The UK’s exit from the EU left Northern Ireland with continued access to the bloc’s market for goods and subject to some EU laws. It put a politically sensitive customs border in the Irish Sea, which will now also extend to some digital operations under the EU’s AI Act.

The latest example of post-Brexit regulatory divergence follows differences between the UK and EU over permitted levels of arsenic in baby food and the size of fonts on chemical products and comes as the UK government on Monday announced a major investment in its AI capability.

Only about 1 per cent of the UK’s AI businesses are based in Northern Ireland but the region has dynamic software, fintech, healthcare and digital services industries which use AI in their products or operations and could find themselves covered by the new EU law.

“I don’t think people have really woken up to the fact that the digital border is going to be significant,” said Steve Aiken, a senior member of the Ulster Unionist Party which, like other pro-UK parties, is opposed to the customs border in the Irish Sea that Brexit created.

“We can’t be in a situation where the UK is, for instance, more aligned with the United States [on AI regulation] and Northern Ireland is stuck in the EU,” he said. Some “back office” functions for City of London businesses are based in Belfast, he added.

UK Prime Minister Sir Keir Starmer, who is keen to improve relations with the EU while keeping strong trade links with the US under incoming president Donald Trump, wrote in the Financial Times on Monday: “We don’t need to walk down a US or an EU path on AI regulation — we can go our own way, taking a distinctively British approach.”

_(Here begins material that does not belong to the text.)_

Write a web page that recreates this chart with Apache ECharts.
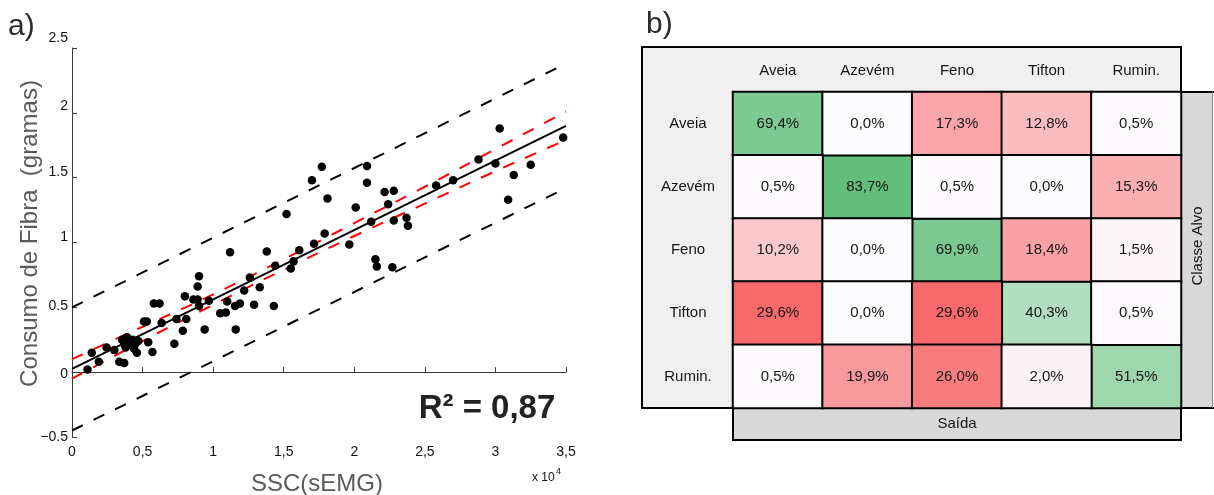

The government has unveiled plans to build a new supercomputer and invest in a 20-fold increase in the UK’s sovereign computing power.

UK officials were not immediately available for comment on the prospect of regulatory divergence as the EU’s AI Act is phased in from February 2. Experts said the full scope of application in Northern Ireland was not clear.

But Ryan Donnelly, co-founder of Enzai, a Belfast-based AI governance platform advising Fortune 500 companies in healthcare, financial services, telecoms, infrastructure and other sectors, said Northern Ireland could “once again be in the crunch zone”.

Regulatory divergence between Britain and Northern Ireland could be “messy . . . and messy is not exactly very attractive to international AI businesses”, he added.

“The government is committed to ensuring that the UK remains a leading AI nation and Northern Ireland will benefit from our plan to exploit the economic growth that AI will bring,” a government spokesperson said, noting “substantive provisions” of the EU AI Act would only apply in the region following agreement at the EU-UK Withdrawal Agreement Joint Committee.

Unionist politicians last month activated for the first time a Brexit mechanism — the so-called Stormont Brake — designed to allow them to lodge a formal objection to the application of updated EU law in the region.

The UK government is evaluating their objections to changes to an EU law regarding the font on labels for chemical products, which they say could force costly relabelling.

But Barry Scannell, a partner and AI specialist at law firm William Fry in Dublin, anticipated little friction from the EU’s AI Act for companies already exporting to the bloc.

“I doubt having to comply with new regulations dealing with AI will be the straw that breaks the camel’s back because Northern Ireland is such a good place to be working on AI — the benefits outweigh the extra layer of bureaucracy,” he said.